RESPONDENT: CLS Bank International, et al.
LOCATION: CLS Bank International
DOCKET NO.: 13-298
DECIDED BY: Roberts Court (2010-2016)
CITATION: 573 US (2014)
GRANTED: Dec 06, 2013
ARGUED: Mar 31, 2014
DECIDED: Jun 19, 2014
Facts of the case
Alice Corporation (Alice) is an Australian company that owns the '479, '510, '720, and '375 patents, all of which have to do with a computerized trading platform that deals with financial transactions in which a third party settles obligations between two others so as to settlement eliminate risk. Settlement risk is the risk to each party in an exchange that only one party will pay its obligation. Alice's patents address that risk by using the third party as the guarantor.
On May 24, 2007, CLS Bank International (CLS) sued Alice and sought a declaratory judgment of non-infringement and invalidity of the '479, '510, and '720 patents. Alice countersued and claimed infringement. CLS moved for summary judgment by arguing that any possible infringement could not have occurred in the United States and that Alice's claims were drawn from ineligible subject matter. Alice filed crossmotions, and the district court denied both motions. In the meantime, the '375 patent processed, and Alice amended its complaint to include this patent. Both parties renewed their crossmotions. For the purposes of these motions, the district court assumed that all asserted patent claims required electronic implementation and granted summary judgment in favor of CLS. The district court held that Alice's patents were invalid because they were directed at an abstract idea and that those claims could preempt the use of the abstract concept of a neutral intermediary to facilitate exchange and eliminate risk. The U.S. Court of Appeals for the Federal Circuit affirmed.
Are claims regarding computer-implemented inventions—including systems, machines, processes, and items of manufacture—patent-eligible subject matter?
Media for Alice Corporation v. CLS Bank InternationalAudio Transcription for Oral Argument - March 31, 2014 in Alice Corporation v. CLS Bank International
Audio Transcription for Opinion Announcement - June 19, 2014 in Alice Corporation v. CLS Bank International
Justice Thomas has our opinion this morning in case 13-298, Alice Corporation versus CLS Bank International.
This case comes to us on a writ of certiorari to the United States Court of Appeals for the Federal Circuit.
Section 101 of the Patent Act defines the subject matter eligible for patent protection.
For more than 150 years, this Court has held that.
Section 101 contains an implicit exception and that exception is that laws of nature, natural phenomena and abstract ideas are not patentable.
Our Section 101 cases have explained that granting a patent monopoly on these building blocks of human ingenuity would impede innovation rather than promote it.
Petitioner Alice Corporation called several patents that disclose a scheme for mitigating settlement risk.
That is the risk that only one party to a financial transaction will pay what it owes.

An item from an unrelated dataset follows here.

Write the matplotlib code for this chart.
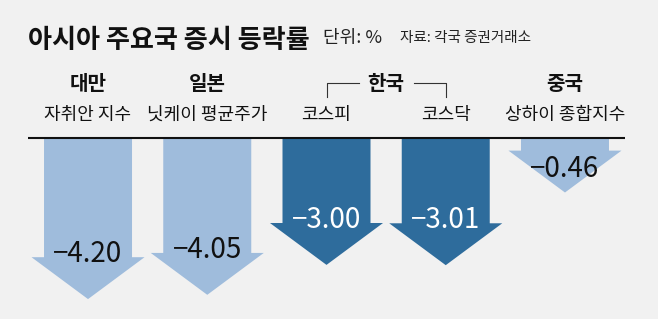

In particular, the patent claims that issue are designed to facilitate financial transactions by using a computer system as a middleman.
Respondent, CLS Bank filed a suit against the petitioner arguing that the patent claims that issue are invalid.
The District Court held that, the patent claims were ineligible under Section 101 because they are drawn on an abstract idea.
The en banc Federal Circuit affirmed.
In an opinion filed with the clerk today, we affirm the judgment of the Federal Circuit.
First, we hold that the claims at issue are directed to a patent ineligible concept specifically the abstract idea of intermediated settlement.
Like the concept of hedging which was the subject of our 2010 decision in Bilski, intermediated settlement is a fundamental economic practice long prevalent in our system of commerce.
Thus, like hedging, intermediated settlement is an abstract idea beyond the scope of Section 101.
Next, we hold that nothing in petitioner's claims transforms the abstract idea of intermediated settlement into a patent-eligible invention.
That is because petitioner's method claims simply recite the concept of intermediated settlement as performed by generic computer.
Under our Section 101 precedence and instruction to apply an abstract idea using a generic computer is not enough to transform that abstract idea into a patent-eligible invention.
Petitioner's system and media claims are patent-ineligible too because they add nothing of substance to the underlying idea.
For these reasons and other set forth in our opinion, we affirm the judgment of the Federal Circuit.
The opinion of the Court is unanimous.
Justice Sotomayor has filed a -- a concurring opinion in which Justices Ginsburg and Breyer have joined.